In order to understand and describe how local systems implementing community management of diversity work, one needs to understand more broadly how seeds are produced, exchanged and sold and how varieties are created and protected.
“Seed systems” is the collective name for the mechanisms through which farmers obtain seeds and thanks to which the quality of these seeds is guaranteed.
Seed systems encompass a range of interconnected activities: starting with the management of genetic resources, research and breeding, including the multiplication of the seed, its marketing and distribution and coming to fruition with use by farmers. More “informal” solutions for accessing seeds (be it reusing own seed on the farm or exchanging seed with neighbors) also fall within the definition of seed systems and need to be acknowledged in both theory and practice.
Formal and informal seed systems, as they are often referred to, differ in the way they use and conserve genetic resources. Formal systems tend to produce uniform varieties through classical genetic improvement, while informal ones tend to generate and conserve materials that are less uniform and more adapted to local conditions (even though some modern varieties may have been acquired from the formal system).

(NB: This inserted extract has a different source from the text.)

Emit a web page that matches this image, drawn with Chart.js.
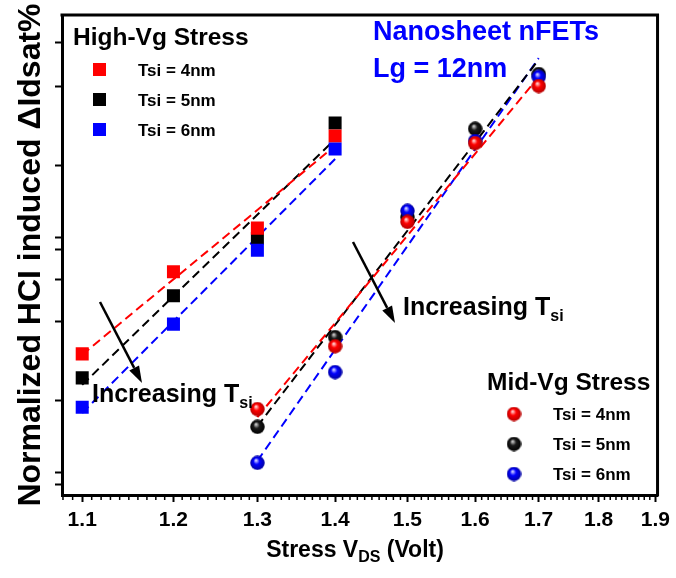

The effect of policies on seed systems depends on the political environment and its underlying views and objectives. For example, if the goal is to support and protect the cultural identity of communities, interventions will tend to focus on strengthening informal seed systems and their local mechanisms; if, on the other hand, the aim is to promote the marketing of seeds, interventions will tend to strengthen the formal seed system with its uniform varieties.
Supporting sustainable agriculture and promoting food security can be attempted with strategies and interventions directed at either the formal or the informal systems, or both, depending on the environmental and political context.
What is important, is to be aware that seed systems can be subject to different and sometimes conflicting pressures linked to differing objectives and political motivations.